** start Dataset extract **

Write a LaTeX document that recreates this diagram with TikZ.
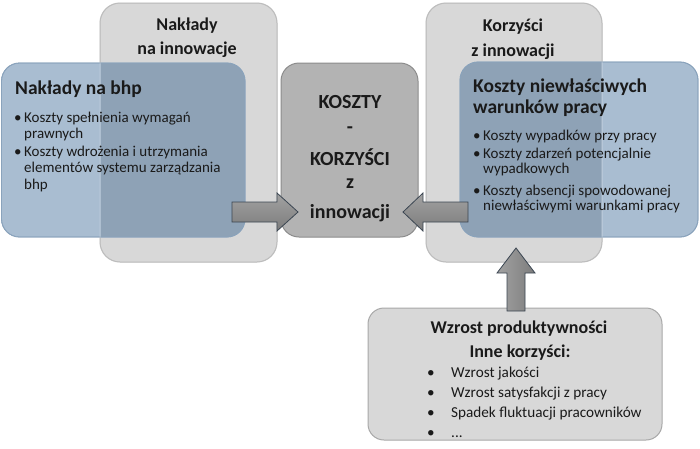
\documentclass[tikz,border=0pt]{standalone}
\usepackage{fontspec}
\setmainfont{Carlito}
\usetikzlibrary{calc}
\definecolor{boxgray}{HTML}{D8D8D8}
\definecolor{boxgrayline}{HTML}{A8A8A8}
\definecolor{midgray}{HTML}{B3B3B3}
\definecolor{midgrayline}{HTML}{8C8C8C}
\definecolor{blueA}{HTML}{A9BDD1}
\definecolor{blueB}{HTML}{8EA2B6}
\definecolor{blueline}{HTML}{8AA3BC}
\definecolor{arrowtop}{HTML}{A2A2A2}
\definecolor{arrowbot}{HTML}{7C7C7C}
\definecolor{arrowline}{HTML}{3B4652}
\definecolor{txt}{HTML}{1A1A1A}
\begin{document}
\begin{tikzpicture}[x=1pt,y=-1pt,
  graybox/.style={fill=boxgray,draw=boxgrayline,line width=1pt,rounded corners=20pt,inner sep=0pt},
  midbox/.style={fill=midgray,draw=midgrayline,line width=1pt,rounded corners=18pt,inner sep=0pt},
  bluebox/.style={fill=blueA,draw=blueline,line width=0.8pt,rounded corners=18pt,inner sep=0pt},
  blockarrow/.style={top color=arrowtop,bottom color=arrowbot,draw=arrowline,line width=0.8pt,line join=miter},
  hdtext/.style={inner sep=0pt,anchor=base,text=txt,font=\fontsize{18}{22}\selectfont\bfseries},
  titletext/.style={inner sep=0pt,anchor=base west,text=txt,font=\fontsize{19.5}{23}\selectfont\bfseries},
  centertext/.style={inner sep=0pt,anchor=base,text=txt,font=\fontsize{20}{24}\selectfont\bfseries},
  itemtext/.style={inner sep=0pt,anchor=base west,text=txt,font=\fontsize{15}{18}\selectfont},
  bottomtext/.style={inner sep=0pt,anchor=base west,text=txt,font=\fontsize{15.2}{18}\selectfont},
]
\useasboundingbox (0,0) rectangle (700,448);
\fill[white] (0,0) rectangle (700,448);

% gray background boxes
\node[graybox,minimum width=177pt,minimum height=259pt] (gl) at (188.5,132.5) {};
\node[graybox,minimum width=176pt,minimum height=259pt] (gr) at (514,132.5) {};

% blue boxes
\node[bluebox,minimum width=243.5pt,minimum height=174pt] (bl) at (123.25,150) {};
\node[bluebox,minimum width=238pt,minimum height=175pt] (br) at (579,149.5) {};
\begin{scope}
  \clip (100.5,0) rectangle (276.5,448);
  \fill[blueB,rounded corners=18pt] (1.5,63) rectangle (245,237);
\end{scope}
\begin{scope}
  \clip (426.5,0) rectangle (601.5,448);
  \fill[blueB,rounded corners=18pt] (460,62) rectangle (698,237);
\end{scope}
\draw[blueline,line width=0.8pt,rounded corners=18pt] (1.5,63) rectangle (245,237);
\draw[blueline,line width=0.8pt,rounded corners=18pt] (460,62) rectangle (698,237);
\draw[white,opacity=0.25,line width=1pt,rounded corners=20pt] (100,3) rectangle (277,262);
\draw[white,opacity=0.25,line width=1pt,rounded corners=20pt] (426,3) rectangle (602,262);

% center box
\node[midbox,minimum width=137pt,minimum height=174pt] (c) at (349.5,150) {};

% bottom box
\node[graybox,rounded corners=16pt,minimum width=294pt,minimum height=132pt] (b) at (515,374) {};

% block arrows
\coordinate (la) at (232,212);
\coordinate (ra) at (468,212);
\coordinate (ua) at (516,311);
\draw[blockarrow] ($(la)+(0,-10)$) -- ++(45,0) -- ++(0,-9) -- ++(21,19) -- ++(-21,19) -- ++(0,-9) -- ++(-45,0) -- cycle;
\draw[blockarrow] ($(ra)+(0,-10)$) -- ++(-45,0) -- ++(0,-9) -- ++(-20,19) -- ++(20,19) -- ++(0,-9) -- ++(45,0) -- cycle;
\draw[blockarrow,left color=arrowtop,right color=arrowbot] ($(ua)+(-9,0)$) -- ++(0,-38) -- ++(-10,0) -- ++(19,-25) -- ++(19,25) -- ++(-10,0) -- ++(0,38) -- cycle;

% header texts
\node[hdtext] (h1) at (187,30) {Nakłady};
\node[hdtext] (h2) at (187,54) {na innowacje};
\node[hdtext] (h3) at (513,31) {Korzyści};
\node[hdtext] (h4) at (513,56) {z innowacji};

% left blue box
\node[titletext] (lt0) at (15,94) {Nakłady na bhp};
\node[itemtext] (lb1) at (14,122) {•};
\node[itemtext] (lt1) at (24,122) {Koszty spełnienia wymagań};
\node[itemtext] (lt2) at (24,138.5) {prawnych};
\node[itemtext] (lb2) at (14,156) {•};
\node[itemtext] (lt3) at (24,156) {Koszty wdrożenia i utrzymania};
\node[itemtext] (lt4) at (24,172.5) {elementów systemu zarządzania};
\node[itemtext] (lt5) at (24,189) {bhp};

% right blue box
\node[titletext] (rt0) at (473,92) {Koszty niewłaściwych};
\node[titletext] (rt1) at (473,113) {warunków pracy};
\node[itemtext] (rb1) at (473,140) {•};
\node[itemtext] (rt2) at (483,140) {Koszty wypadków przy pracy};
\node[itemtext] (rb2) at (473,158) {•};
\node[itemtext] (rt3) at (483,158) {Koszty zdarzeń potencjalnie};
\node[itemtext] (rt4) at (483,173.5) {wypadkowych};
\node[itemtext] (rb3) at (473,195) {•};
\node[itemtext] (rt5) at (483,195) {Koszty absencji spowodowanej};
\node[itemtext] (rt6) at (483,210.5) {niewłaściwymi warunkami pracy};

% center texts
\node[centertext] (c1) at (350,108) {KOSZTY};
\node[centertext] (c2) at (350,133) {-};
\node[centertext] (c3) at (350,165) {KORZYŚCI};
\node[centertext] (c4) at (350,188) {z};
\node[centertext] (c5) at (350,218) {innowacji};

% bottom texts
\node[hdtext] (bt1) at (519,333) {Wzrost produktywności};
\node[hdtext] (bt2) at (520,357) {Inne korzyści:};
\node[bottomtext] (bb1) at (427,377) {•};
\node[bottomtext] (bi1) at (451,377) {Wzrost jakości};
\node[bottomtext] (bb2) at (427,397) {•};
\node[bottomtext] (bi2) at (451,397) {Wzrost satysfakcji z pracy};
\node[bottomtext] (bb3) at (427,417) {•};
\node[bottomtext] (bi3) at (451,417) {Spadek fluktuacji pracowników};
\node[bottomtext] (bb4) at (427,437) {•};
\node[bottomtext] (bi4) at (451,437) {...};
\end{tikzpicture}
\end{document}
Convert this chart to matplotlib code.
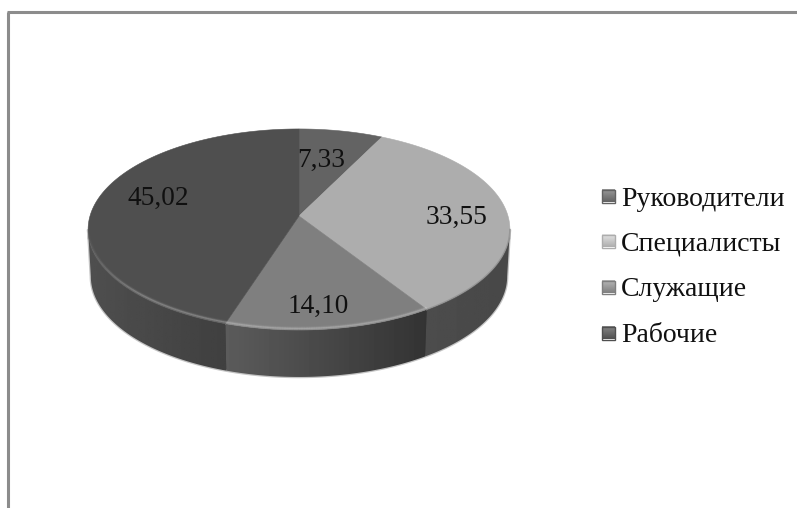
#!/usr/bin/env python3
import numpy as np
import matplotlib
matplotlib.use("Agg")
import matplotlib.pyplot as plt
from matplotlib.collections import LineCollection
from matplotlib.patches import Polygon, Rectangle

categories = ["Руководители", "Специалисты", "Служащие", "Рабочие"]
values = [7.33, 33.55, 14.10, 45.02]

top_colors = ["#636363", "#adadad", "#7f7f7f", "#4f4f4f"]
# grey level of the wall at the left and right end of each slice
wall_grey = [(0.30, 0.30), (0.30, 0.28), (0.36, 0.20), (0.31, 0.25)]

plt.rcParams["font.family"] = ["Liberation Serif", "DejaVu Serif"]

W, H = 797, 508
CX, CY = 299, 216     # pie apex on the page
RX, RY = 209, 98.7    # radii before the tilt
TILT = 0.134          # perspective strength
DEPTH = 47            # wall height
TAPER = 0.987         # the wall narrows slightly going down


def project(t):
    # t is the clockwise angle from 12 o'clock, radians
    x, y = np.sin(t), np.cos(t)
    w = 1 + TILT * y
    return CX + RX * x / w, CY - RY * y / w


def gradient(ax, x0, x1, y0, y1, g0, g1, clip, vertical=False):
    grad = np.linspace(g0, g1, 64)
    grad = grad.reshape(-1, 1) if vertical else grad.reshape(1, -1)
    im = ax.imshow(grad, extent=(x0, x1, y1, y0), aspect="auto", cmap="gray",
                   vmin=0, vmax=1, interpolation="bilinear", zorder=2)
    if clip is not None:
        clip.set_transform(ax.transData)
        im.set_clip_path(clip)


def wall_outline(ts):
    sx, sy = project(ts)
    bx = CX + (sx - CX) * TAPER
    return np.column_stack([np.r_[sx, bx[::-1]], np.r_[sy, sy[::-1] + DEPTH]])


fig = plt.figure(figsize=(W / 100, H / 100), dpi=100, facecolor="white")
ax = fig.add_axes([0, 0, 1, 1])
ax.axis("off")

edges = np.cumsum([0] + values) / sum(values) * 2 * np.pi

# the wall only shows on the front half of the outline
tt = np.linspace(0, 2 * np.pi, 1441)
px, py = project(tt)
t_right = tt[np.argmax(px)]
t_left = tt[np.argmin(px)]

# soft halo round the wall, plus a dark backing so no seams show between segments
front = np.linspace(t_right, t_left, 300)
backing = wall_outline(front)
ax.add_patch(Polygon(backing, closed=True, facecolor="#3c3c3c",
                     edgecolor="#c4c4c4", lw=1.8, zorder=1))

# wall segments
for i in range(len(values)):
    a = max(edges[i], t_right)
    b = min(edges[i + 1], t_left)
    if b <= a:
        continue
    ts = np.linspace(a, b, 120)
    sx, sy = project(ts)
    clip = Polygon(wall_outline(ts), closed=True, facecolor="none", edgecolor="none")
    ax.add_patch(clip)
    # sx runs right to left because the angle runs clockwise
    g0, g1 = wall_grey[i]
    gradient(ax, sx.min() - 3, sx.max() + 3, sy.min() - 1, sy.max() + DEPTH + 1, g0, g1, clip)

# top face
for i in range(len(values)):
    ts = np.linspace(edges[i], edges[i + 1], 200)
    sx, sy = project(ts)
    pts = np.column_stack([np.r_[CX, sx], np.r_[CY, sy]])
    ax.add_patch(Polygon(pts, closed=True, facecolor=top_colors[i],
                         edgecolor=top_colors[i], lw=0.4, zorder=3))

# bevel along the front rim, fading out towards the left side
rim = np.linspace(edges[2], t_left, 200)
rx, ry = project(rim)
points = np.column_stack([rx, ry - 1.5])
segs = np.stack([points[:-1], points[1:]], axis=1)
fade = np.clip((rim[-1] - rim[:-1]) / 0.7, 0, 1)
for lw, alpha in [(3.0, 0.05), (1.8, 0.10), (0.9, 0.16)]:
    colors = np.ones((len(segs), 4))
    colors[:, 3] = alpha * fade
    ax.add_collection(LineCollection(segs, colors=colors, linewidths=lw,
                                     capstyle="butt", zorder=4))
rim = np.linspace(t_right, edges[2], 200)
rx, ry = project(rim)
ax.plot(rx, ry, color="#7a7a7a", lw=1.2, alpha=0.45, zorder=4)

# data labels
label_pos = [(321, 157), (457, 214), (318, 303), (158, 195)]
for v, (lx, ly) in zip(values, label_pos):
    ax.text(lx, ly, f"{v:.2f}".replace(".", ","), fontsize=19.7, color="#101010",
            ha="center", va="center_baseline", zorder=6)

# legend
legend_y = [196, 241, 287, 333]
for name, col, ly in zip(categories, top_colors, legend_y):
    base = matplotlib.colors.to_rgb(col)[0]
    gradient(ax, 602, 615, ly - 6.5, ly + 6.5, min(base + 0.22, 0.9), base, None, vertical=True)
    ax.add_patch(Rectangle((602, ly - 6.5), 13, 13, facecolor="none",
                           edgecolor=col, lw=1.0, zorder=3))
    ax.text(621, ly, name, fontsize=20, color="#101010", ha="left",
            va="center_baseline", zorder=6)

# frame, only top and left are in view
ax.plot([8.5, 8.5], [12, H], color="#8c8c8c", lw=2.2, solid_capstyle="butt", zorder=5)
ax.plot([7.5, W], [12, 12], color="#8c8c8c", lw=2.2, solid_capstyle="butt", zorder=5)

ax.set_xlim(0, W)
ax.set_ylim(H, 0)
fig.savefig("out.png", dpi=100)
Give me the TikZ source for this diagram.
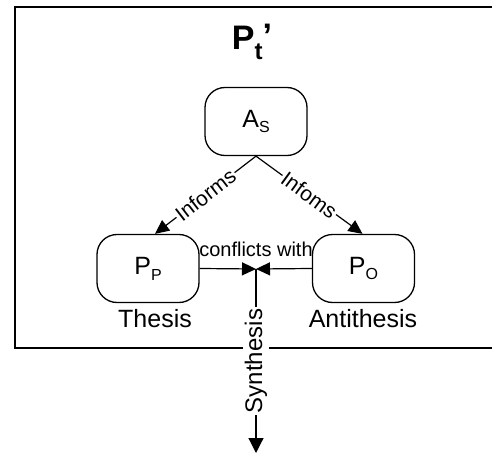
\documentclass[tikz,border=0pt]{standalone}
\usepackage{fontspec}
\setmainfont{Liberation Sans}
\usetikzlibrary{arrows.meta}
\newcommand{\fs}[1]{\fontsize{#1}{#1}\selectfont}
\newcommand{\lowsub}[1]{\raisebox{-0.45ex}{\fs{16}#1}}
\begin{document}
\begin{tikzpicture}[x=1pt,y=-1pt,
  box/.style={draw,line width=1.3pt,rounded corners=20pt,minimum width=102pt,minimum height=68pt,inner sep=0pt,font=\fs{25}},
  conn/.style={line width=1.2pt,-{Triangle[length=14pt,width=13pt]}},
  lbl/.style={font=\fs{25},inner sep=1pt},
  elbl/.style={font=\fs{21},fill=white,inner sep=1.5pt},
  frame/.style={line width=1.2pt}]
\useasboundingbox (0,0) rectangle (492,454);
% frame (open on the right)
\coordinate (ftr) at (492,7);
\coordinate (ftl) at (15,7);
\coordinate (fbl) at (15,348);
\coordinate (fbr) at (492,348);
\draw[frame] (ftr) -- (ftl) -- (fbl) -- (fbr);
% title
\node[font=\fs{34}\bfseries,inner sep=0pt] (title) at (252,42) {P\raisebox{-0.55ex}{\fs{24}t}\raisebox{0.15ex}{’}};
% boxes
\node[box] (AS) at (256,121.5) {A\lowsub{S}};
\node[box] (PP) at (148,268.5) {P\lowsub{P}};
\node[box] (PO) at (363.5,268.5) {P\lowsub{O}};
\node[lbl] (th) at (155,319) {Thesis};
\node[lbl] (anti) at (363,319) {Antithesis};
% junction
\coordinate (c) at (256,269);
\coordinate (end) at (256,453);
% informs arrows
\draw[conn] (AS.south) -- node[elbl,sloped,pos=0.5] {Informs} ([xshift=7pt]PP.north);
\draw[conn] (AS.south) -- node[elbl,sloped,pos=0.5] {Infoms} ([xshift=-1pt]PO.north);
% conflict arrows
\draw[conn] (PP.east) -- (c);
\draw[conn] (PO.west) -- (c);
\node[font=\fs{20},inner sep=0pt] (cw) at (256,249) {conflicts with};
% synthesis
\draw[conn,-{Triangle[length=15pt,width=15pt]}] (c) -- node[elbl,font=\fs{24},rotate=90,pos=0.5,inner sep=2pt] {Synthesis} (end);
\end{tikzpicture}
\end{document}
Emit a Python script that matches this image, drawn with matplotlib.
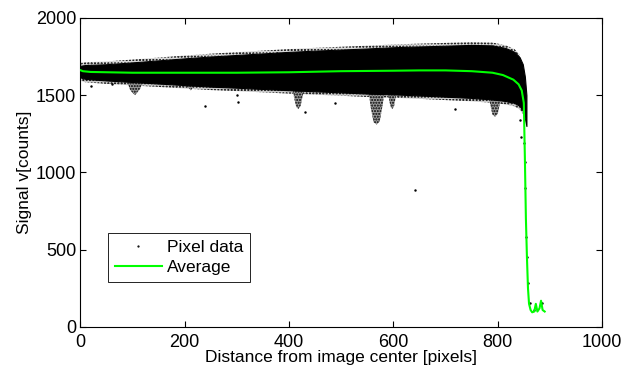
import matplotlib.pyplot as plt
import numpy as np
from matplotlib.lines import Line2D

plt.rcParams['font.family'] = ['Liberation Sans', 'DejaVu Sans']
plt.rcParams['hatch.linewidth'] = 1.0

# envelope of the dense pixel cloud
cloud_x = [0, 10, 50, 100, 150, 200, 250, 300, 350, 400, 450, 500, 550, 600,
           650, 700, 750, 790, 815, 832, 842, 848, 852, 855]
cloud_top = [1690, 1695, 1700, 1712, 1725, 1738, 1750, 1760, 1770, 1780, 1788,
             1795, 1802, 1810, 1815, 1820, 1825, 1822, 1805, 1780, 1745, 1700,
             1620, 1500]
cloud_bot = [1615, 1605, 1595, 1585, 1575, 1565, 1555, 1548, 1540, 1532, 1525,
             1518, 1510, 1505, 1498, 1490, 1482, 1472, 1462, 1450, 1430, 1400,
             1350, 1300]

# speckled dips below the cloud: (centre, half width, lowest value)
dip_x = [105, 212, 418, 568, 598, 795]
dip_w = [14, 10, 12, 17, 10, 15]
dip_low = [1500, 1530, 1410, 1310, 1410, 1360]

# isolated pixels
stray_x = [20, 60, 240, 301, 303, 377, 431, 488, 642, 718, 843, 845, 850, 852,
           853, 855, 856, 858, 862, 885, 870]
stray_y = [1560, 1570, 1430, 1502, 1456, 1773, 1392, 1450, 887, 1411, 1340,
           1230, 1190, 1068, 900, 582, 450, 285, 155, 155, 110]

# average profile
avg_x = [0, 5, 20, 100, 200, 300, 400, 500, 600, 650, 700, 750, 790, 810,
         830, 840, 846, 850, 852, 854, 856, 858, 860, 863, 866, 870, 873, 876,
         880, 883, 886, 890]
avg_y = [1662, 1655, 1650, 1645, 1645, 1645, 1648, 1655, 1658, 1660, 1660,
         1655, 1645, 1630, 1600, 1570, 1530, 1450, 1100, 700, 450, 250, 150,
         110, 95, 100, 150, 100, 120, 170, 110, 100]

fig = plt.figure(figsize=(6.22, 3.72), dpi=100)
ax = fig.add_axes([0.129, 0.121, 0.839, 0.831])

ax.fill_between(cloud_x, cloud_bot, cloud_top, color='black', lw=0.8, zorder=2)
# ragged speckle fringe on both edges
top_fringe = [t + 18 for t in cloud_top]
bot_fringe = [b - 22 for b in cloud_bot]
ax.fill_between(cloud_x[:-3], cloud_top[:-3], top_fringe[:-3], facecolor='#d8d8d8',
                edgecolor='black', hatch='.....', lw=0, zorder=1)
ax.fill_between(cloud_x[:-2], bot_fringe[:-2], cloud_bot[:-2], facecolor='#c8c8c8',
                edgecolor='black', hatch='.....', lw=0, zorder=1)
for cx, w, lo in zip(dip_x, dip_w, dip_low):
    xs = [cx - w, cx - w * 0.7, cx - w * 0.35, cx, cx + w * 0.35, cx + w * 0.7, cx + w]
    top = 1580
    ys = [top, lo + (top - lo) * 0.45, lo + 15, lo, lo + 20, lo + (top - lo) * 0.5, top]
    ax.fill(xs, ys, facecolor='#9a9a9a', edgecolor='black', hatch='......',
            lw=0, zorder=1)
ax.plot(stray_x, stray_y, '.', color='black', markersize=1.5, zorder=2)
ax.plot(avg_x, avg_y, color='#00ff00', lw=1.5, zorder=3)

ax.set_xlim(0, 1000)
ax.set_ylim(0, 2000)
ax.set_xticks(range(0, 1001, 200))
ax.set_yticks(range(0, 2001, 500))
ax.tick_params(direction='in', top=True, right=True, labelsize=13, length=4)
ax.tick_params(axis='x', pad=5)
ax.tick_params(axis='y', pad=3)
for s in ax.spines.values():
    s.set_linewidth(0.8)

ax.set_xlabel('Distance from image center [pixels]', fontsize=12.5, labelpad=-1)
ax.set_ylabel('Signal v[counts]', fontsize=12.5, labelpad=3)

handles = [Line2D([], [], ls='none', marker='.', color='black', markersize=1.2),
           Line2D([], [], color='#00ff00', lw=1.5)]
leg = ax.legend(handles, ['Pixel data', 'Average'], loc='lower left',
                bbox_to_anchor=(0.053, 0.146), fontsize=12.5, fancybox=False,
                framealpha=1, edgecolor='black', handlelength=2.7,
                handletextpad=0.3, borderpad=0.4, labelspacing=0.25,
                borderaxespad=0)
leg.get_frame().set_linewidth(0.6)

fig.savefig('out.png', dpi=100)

** end Dataset extract **

● **Short task**:
Only the stretch from the line with "Emit a Python" through the line with "plt.rcParams['hatch.linewidth'] = 1.0" should be copied, exactly and with both ends. Drop the pictures.

● **Result of this task**:
Emit a Python script that matches this image, drawn with matplotlib.
import matplotlib.pyplot as plt
import numpy as np
from matplotlib.lines import Line2D

plt.rcParams['font.family'] = ['Liberation Sans', 'DejaVu Sans']
plt.rcParams['hatch.linewidth'] = 1.0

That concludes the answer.